* _Instructions to follow_:
Include the line containing "var values = [s2018, s2019, s2020, s2021];" and all lines before it, repeated exactly from the listing below, without pictures.

::::::

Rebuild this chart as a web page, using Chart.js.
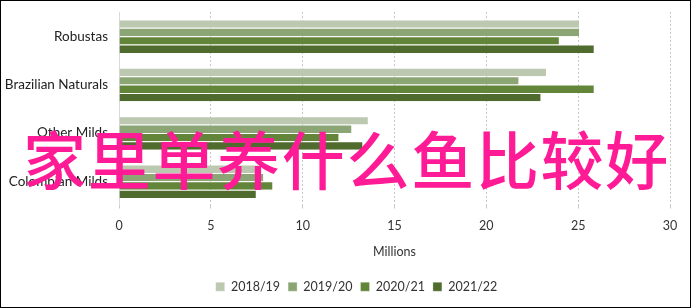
<!DOCTYPE html>
<html>
<head>
<meta charset="utf-8">
<script src="https://cdn.jsdelivr.net/npm/chart.js@4/dist/chart.umd.min.js"></script>
<style>
  html, body { margin: 0; padding: 0; background: #fff; }
  #wrap { position: relative; width: 689px; height: 306px; border: 1px solid #000; }
  #overlay {
    position: absolute; left: 22px; top: 124px;
    font-family: "Noto Sans CJK SC", sans-serif; font-size: 63px; font-weight: 500;
    color: #ff1a96; letter-spacing: 1.7px; white-space: nowrap; line-height: 1;
  }
</style>
</head>
<body>
<div id="wrap">
  <canvas id="myChart" width="689" height="306"></canvas>
  <div id="overlay">家里单养什么鱼比较好</div>
</div>
<script>
// categories and series (millions)
var categories = ['Robustas', 'Brazilian Naturals', 'Other Milds', 'Colombian Milds'];
var seasons = ['2018/19', '2019/20', '2020/21', '2021/22'];
var s2018 = [25.1, 23.3, 13.6, 7.8];
var s2019 = [25.1, 21.8, 12.7, 7.9];
var s2020 = [24.0, 25.9, 12.0, 8.4];
var s2021 = [25.9, 23.0, 13.3, 7.5];
var xTicks = [0, 5, 10, 15, 20, 25, 30];

var colors = ['#bdc8b1', '#8ca574', '#62853a', '#4f6b2e'];
var values = [s2018, s2019, s2020, s2021];

// nudge the legend a bit right of the canvas centre, like the original
var legendShift = {
    id: 'legendShift',
    afterUpdate: function (chart) {
        chart.legend.left += 21;
        chart.legend.right += 21;
        chart.legend.adjustHitBoxes();
    }
};

var ctx = document.getElementById('myChart').getContext('2d');
var myChart = new Chart(ctx, {
    type: 'bar',
    data: {
        labels: categories,
        datasets: seasons.map(function (s, i) {
            return {
                label: s,
                data: values[i],
                backgroundColor: colors[i],
                borderColor: 'rgba(255,255,255,0.6)',
                borderWidth: { top: 1, bottom: 0, left: 0, right: 1 },
                borderSkipped: 'left',
                barPercentage: 1.0,
                categoryPercentage: 0.69
            };
        })
    },
    options: {
        indexAxis: 'y',
        responsive: false,
        animation: false,
        layout: { padding: { top: 11, right: 20, left: 0, bottom: 4 } },
        scales: {
            x: {
                min: 0,
                max: 30,
                afterBuildTicks: function (axis) {
                    axis.ticks = xTicks.map(function (v) { return { value: v }; });
                },
                grid: { color: '#c8c8c8', lineWidth: 1, tickLength: 3, drawTicks: true, tickColor: '#c8c8c8' },
                border: { display: false, dash: [2, 2] },
                ticks: { color: '#333', font: { family: 'Lato', size: 12.5 }, padding: 10 },
                title: { display: true, text: 'Millions', color: '#333', font: { family: 'Lato', size: 12.5 }, padding: { top: 1, bottom: 13 } }
            },
            y: {
                grid: { display: false, drawTicks: false },
                border: { display: true, color: '#d9d9d9', width: 1 },
                ticks: { color: '#222', font: { family: 'Lato', size: 13.5 }, padding: 11 },
                afterFit: function (axis) {
                    axis.width = 118;
                    axis.paddingTop = 0;
                    axis.paddingBottom = 0;
                }
            }
        },
        plugins: {
            legend: {
                position: 'bottom',
                labels: { boxWidth: 9, boxHeight: 9, padding: 8, color: '#333', font: { family: 'Lato', size: 12.5 } }
            },
            tooltip: { enabled: false }
        }
    },
    plugins: [legendShift]
});
</script>
</body>
</html>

::::::

* _Final answer_:
Rebuild this chart as a web page, using Chart.js.
<!DOCTYPE html>
<html>
<head>
<meta charset="utf-8">
<script src="https://cdn.jsdelivr.net/npm/chart.js@4/dist/chart.umd.min.js"></script>
<style>
  html, body { margin: 0; padding: 0; background: #fff; }
  #wrap { position: relative; width: 689px; height: 306px; border: 1px solid #000; }
  #overlay {
    position: absolute; left: 22px; top: 124px;
    font-family: "Noto Sans CJK SC", sans-serif; font-size: 63px; font-weight: 500;
    color: #ff1a96; letter-spacing: 1.7px; white-space: nowrap; line-height: 1;
  }
</style>
</head>
<body>
<div id="wrap">
  <canvas id="myChart" width="689" height="306"></canvas>
  <div id="overlay">家里单养什么鱼比较好</div>
</div>
<script>
// categories and series (millions)
var categories = ['Robustas', 'Brazilian Naturals', 'Other Milds', 'Colombian Milds'];
var seasons = ['2018/19', '2019/20', '2020/21', '2021/22'];
var s2018 = [25.1, 23.3, 13.6, 7.8];
var s2019 = [25.1, 21.8, 12.7, 7.9];
var s2020 = [24.0, 25.9, 12.0, 8.4];
var s2021 = [25.9, 23.0, 13.3, 7.5];
var xTicks = [0, 5, 10, 15, 20, 25, 30];

var colors = ['#bdc8b1', '#8ca574', '#62853a', '#4f6b2e'];
var values = [s2018, s2019, s2020, s2021];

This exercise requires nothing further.